The areas has mostly farming and produce mostly meat and milk. They have lots of sheep and cows. They have to move the animals to other places soon as they only use these farms in the summer months and government makes them move the animals before winter.

Only about 2.5% of the land in Norway is used for farming, 25% is forest and the rest is lakes, rivers, mountains.

It was cold in the mountain summit today but really beautiful with the sun shining on the glaciers. Some people come here to hike in the mountains and they have little camps that you can pick up a key at the hotel and use the cabins. Payment is by the honor system, you leave whatever amount you think is right in the cabin and return the key when you leave. This is a new port of cruise ships and the roads are just being build along the pier. Many buildings are being constructed and the road will be completed by next year so area will see lots of new growth with the ships coming in.

Upon the ships arrival this morning a man was standing on the pier playing an accordion and two Norwegian ladies waving the Norwegian flags. The Norwegians seem to be very happy to have the smaller ships visit Norway as they can come up the Fjords and stop at small villages. This is a great way of seeing Norway. We passed an old Stave Church today that we could see from our ship. The captain is Norwegian and does a great job of coming onto the PA system to let us know when areas of interest can be seen such as the church or waterfalls. Most of the stave churches no longer exist near the ocean because of the salt. The one in this village was destroyed by arson about 10 years ago. Their are less than 25 left in Norway and Sweden.

As I finish this post, we are sailing along the Sognefjorn and will continue for about six hours before entering the North Sea again. I'll e-mail more tomorrow.

Well, thanks for the great report, Bruce! Make sure to check back for more tomorrow!

Thursday, September 2, 2010

Norwegian Experience: Day 3

Today Norwegian Experience winner Bruce Johnson enjoyed an excursion from the MS Balmoral to the Hardangerfjord, which Bruce says “is incredibly beautiful.” The boat then dropped the Johnson’s off in Ulvik, a municipality in Hordaland county. Ulvik is situated in the innermost part of the Hardangerfjord and stretches to 1800 meters above sea level. Due to the lush gardens and famous fruit blossom in May, tourism has been a big part of the life in the small village. It only has 1000 residents.

While in Ulvik, Bruce and his wife toured the Lekve Fruit Farm and learned about the production of apple cider and juice. Afterward they sampled local cuisine from the farm’s restaurant that opened in 2009.

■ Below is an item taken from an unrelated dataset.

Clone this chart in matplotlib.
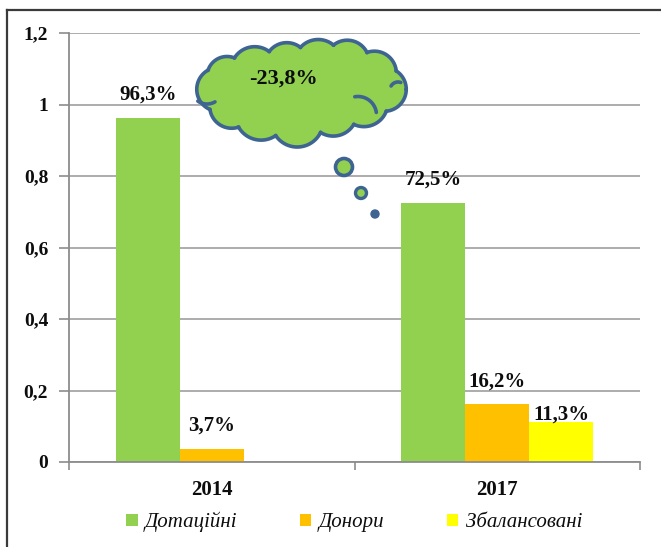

The cruise ship is now traveling along the Norwegian coast, heading toward tomorrow’s destination of Skjolden, Norway. Bruce described the view saying, “we have breath-taking views right from our balcony of waterfalls and salmon farms and glaciers. Norway is the most beautiful country anyone can imagine and this must be one of the most wonderful ways in the world to see Norway.”

Check back in later this week with more updates from Bruce, and of course, more details of this amazing trip. Also, if you’d like to learn more about the Ulvik area, Bruce recommends contacting Caroline S Lehmann at caroline.lehmann@ulvik.hommune.no.

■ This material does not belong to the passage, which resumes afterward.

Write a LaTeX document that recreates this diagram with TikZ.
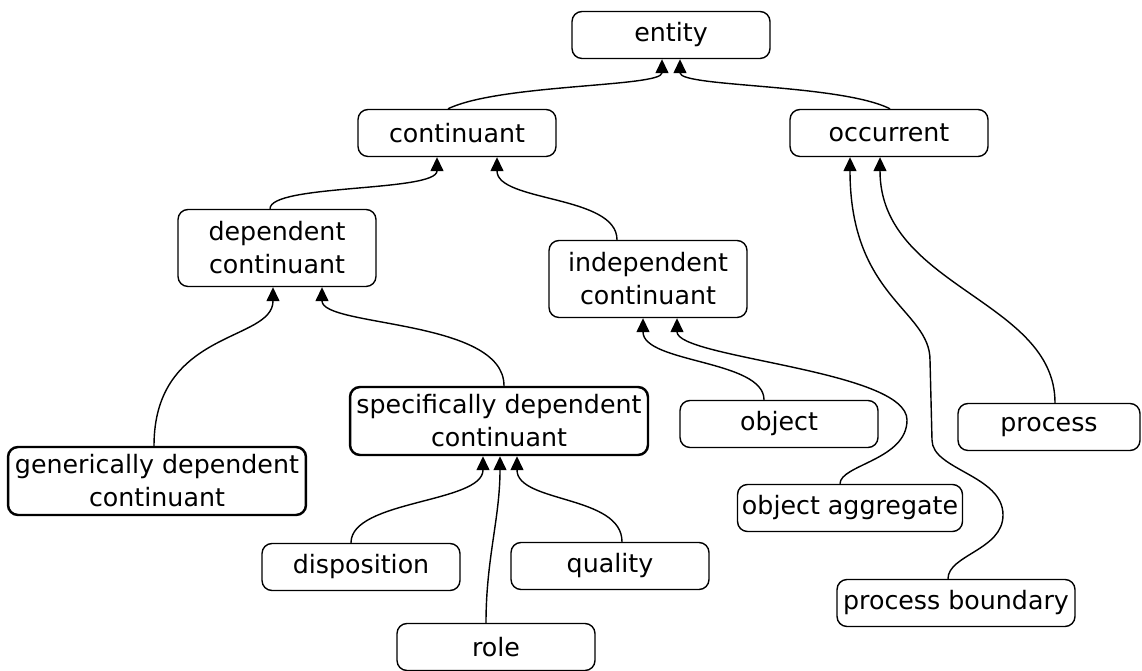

International Convention: I'm Proud to Be a Sons of Norway Member

I’ll be the first to admit that when the general session opened on Wednesday morning, I thought we were going to be in for a loooooooong day. It felt like there was still a ton of work to be done and a lot of resolutions to be discussed and voted on. AND we still had to vote for the International Board of Directors. At 8:30, when everyone was settling into their places, it seemed like there was no way we’d be finished on schedule.

Uh, now would be a good time to point out that I’ve been known to be wrong now and then.

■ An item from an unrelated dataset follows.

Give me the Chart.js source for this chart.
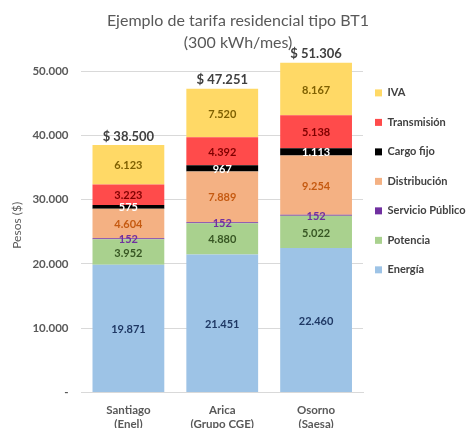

With drive and dedication heretofore unknown to me, the delegates got down to business and wrapped up their day with 15 minutes to spare. They discussed, they debated and they voted on the business at hand. I should be able to provide you with a final outcome of the resolutions in a few days, once all the t’s have been crossed.

It was absolutely amazing to see! Or so I’m told.

You see, I wasn’t able to watch the entire session because while the delegates were wrapping up and winding down, so, too, was the business operations at the convention. We had booths to tear down, an office to disassemble and pack up and a lot of stuff to prepare for the banquet happening later that night. By all rights it should have been pure pandemonium, but thanks to a little forethought and a great team it was more what I like to call “a controlled chaos.” It got a little crazy, but we got our jobs done quickly and efficiently.

But back to the convention itself.

This was the day that I felt the most proud to be a Sons of Norway members. You see, on the last day there were a lot of resolutions and law changes to be voted on. Some were hotly contested, and some appeared to be outright divisive. But (and here’s where the pride come in) through it all, every time a delegate approached the mic to raise a point of discussion or disagree with a previous statement, they did so with great aplomb and respect for the International Board and fellow delegates. There were times when the matters at hand could have easily devolved into a shouting match with fingers being pointed in every direction, but that did not happen. There were moments when I feared for the worst and was shown, time and again, that my fears were unfounded.

Quite simply, the delegates to the 2010 International Convention were of the highest caliber and I’m proud to say that I spent a few days among them in Coeur d’Alene.